Task objective:
Without the pictures, extract every line from the start of the material to the line containing "g in groups]", both ends included.

● ● ● ● ●

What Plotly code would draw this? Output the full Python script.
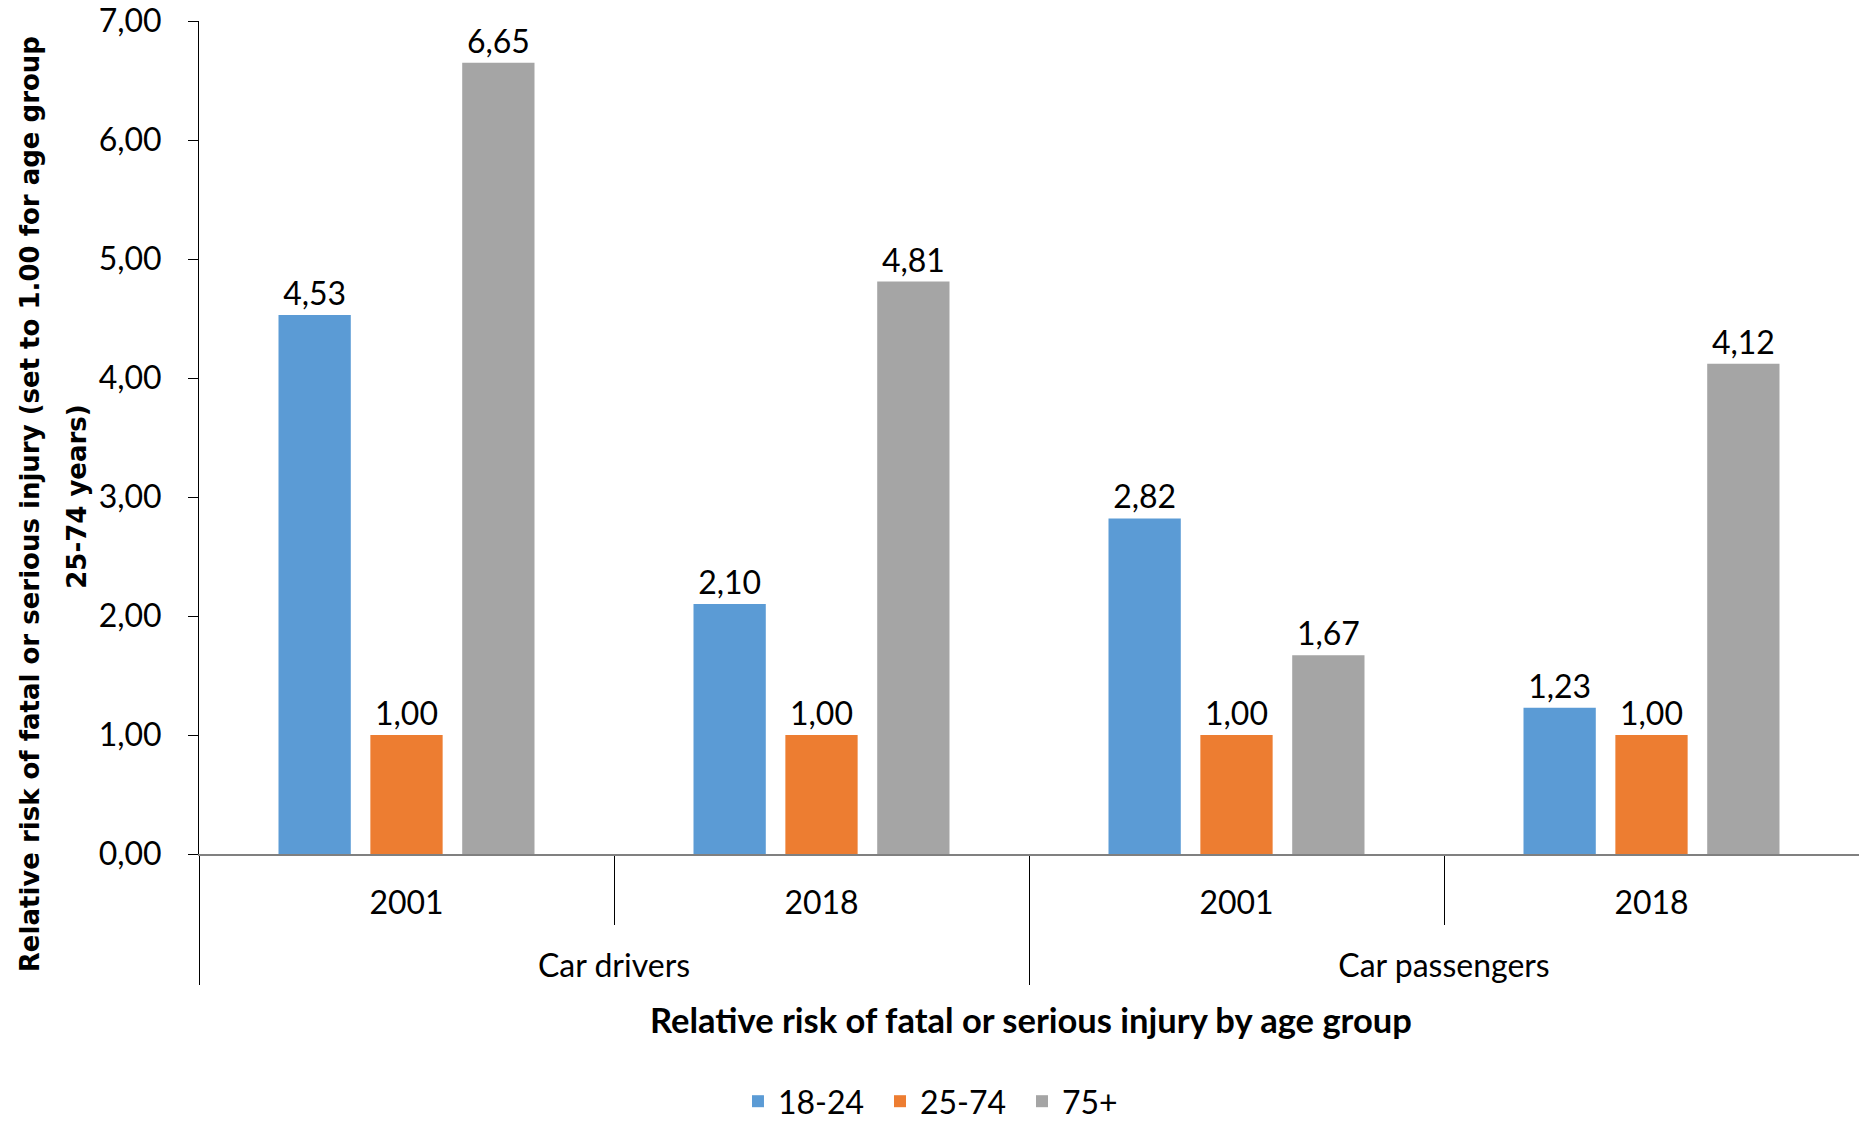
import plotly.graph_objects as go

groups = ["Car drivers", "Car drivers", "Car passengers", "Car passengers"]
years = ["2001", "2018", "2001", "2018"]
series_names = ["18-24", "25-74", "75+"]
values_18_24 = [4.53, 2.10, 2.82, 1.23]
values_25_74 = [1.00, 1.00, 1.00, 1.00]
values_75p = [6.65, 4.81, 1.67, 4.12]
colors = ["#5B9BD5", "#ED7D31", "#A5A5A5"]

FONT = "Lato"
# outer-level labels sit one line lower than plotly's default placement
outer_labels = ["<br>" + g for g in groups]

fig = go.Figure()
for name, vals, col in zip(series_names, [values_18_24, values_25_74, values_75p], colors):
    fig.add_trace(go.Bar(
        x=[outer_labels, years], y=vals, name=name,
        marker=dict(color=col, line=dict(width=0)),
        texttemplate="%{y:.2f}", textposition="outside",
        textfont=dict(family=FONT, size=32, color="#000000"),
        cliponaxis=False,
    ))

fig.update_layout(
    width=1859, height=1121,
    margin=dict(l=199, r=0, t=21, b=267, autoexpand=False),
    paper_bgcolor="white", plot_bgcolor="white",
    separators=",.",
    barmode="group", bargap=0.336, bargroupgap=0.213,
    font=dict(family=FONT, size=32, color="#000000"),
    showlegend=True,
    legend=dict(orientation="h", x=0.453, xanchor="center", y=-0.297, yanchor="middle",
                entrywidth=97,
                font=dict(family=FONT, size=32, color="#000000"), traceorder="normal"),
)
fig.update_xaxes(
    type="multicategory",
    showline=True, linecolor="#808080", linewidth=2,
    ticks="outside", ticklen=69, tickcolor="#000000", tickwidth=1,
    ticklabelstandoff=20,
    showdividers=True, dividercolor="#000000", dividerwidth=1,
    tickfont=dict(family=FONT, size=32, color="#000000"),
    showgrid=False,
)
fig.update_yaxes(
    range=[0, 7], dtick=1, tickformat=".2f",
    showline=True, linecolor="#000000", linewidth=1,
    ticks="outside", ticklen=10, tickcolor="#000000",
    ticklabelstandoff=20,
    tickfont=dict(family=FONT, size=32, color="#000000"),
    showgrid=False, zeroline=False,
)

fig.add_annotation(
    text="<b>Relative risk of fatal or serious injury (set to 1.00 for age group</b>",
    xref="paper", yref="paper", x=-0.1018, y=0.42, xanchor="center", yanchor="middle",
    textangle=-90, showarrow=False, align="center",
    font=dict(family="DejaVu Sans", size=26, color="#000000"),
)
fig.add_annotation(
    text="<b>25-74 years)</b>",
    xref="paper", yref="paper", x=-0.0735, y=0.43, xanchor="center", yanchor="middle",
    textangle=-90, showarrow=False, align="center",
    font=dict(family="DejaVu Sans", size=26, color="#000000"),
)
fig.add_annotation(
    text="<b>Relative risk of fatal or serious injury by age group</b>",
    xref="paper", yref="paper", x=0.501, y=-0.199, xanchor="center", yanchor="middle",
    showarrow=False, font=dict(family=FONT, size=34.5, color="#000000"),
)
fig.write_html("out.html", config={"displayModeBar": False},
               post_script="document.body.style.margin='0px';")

● ● ● ● ●

Full response:
What Plotly code would draw this? Output the full Python script.
import plotly.graph_objects as go

groups = ["Car drivers", "Car drivers", "Car passengers", "Car passengers"]
years = ["2001", "2018", "2001", "2018"]
series_names = ["18-24", "25-74", "75+"]
values_18_24 = [4.53, 2.10, 2.82, 1.23]
values_25_74 = [1.00, 1.00, 1.00, 1.00]
values_75p = [6.65, 4.81, 1.67, 4.12]
colors = ["#5B9BD5", "#ED7D31", "#A5A5A5"]

FONT = "Lato"
# outer-level labels sit one line lower than plotly's default placement
outer_labels = ["<br>" + g for g in groups]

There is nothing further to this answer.